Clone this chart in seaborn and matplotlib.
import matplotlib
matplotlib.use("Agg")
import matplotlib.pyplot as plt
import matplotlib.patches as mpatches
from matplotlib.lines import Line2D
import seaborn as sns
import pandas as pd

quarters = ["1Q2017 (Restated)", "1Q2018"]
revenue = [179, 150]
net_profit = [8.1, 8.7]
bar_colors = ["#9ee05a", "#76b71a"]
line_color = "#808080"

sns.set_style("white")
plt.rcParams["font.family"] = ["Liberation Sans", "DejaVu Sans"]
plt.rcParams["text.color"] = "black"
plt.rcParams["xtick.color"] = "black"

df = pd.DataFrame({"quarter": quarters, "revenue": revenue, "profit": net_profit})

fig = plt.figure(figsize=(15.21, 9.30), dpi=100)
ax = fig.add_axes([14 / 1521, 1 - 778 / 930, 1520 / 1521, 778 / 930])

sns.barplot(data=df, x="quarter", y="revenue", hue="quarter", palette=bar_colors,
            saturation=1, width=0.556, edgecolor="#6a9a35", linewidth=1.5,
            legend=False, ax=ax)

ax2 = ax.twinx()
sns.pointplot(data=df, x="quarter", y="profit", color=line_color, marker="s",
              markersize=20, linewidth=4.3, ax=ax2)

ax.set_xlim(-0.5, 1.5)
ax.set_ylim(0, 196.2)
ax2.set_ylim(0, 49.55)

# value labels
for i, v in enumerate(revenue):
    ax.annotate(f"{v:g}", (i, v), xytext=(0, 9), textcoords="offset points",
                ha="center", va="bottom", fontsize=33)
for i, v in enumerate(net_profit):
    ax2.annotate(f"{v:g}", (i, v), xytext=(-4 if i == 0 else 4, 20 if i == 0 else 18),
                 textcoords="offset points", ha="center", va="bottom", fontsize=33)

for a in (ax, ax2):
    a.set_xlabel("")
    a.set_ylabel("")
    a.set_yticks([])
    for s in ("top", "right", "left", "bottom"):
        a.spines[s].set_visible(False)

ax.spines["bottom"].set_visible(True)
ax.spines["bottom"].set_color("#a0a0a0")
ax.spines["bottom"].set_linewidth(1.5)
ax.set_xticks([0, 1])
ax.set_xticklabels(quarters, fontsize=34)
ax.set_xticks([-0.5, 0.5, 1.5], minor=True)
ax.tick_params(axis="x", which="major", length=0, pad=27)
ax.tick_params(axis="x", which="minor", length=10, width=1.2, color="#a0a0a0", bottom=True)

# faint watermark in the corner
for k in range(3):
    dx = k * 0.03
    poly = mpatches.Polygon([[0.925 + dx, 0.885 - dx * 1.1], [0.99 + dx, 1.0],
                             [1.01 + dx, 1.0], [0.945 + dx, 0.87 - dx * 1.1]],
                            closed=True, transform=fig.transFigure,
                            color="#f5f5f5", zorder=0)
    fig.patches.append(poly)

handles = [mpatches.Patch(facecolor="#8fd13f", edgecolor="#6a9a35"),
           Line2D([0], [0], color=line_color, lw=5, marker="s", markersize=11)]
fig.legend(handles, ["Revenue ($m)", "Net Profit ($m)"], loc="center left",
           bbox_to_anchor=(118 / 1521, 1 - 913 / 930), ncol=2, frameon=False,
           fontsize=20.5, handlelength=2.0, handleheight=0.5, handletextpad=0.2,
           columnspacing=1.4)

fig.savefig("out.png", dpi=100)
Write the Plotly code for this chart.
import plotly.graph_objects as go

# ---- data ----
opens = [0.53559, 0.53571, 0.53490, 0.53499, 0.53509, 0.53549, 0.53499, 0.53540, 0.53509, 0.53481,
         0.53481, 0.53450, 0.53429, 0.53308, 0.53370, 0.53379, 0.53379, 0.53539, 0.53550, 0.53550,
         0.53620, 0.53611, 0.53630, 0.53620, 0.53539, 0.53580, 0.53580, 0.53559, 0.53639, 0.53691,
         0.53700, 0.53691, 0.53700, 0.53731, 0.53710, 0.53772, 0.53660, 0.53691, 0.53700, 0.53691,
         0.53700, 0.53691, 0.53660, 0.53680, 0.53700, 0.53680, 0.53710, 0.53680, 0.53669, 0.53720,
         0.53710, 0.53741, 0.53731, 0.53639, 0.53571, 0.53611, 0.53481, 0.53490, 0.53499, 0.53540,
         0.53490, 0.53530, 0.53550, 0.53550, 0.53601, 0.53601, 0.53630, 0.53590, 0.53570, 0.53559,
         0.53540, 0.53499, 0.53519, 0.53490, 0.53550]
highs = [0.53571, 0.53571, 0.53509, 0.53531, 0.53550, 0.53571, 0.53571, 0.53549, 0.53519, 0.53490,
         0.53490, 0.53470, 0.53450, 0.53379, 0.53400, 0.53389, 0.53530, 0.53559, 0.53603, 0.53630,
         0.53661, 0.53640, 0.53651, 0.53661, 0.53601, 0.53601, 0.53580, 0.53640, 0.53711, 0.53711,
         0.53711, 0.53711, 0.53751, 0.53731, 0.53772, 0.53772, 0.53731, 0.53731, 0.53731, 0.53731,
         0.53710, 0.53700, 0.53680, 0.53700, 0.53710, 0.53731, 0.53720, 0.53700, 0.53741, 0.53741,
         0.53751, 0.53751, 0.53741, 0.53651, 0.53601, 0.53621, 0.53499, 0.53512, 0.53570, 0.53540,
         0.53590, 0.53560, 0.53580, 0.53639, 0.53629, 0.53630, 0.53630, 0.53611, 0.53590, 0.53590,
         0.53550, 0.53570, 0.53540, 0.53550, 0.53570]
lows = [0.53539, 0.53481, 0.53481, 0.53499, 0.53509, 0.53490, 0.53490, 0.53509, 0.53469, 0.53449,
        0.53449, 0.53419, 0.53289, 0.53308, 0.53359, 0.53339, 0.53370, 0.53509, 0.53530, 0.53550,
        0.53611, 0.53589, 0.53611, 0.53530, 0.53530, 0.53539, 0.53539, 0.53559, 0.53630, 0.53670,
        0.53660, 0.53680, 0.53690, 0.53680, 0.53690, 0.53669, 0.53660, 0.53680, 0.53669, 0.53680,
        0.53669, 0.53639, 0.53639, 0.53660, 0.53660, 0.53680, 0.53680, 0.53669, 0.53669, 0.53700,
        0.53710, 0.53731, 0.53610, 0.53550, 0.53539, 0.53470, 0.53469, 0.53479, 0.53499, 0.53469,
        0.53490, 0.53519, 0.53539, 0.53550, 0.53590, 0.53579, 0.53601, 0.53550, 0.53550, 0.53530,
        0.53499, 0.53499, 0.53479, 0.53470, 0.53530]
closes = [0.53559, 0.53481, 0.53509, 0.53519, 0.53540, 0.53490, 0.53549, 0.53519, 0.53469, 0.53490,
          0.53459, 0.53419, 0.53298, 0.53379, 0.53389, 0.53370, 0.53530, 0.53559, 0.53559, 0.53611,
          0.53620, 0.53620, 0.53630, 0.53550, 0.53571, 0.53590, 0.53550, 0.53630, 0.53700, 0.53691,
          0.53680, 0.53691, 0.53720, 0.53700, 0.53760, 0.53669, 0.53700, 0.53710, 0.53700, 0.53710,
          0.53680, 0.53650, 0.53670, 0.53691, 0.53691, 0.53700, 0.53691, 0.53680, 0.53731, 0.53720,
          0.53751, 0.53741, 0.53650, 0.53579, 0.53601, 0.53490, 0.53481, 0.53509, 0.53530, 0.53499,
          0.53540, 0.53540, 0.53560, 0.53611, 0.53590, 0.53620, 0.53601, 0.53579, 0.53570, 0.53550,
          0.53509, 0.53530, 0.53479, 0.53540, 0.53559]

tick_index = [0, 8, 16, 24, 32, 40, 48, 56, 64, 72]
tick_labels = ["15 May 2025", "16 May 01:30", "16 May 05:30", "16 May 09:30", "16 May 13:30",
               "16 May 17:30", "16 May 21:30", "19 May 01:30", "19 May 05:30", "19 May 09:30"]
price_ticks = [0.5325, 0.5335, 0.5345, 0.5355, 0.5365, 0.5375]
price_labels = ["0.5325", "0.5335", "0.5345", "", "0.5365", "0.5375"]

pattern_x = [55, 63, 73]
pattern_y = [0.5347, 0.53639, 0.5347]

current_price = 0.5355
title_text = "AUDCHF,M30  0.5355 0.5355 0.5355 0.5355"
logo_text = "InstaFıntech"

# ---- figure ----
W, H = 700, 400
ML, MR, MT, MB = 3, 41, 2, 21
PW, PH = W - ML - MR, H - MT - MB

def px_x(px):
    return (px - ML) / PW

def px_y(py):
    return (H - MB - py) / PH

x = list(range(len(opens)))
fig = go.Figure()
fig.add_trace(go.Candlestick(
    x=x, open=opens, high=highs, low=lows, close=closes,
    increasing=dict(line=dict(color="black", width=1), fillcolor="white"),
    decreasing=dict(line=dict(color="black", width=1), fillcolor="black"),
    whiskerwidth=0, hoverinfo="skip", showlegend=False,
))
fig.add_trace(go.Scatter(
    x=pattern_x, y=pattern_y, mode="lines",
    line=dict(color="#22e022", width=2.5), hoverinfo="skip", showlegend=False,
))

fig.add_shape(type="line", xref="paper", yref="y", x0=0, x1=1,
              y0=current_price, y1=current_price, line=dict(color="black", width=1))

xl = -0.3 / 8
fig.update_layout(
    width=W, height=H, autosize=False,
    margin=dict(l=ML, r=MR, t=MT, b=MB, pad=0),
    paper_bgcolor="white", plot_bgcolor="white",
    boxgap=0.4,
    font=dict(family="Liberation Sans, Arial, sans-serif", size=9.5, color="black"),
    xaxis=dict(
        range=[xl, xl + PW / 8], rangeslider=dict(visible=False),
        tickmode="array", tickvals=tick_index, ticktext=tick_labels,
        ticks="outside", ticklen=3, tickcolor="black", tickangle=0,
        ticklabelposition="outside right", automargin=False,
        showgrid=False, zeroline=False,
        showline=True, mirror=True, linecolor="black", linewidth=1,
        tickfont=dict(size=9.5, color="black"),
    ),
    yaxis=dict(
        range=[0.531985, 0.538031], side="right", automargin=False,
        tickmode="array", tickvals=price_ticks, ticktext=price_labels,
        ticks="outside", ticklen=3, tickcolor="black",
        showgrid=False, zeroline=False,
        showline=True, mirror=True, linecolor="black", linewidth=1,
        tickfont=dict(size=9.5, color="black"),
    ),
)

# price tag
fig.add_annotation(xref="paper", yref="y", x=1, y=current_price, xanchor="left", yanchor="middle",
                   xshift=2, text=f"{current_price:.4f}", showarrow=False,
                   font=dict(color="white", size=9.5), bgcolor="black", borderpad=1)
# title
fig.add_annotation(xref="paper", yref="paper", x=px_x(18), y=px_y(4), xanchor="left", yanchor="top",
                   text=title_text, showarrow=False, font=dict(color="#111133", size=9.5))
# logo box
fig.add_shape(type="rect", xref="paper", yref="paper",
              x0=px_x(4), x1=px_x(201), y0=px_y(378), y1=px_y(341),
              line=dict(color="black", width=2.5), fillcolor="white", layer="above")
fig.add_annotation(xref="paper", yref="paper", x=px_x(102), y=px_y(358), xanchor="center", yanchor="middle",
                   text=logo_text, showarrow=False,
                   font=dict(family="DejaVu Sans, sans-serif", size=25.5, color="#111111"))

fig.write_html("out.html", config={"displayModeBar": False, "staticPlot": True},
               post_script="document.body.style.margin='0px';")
◇ ◇ ◇ ◇ ◇
**The problem**
Gather and copy every line of the data in which the string "seaborn" is found.

**Task result**
Clone this chart in seaborn and matplotlib.
import seaborn as sns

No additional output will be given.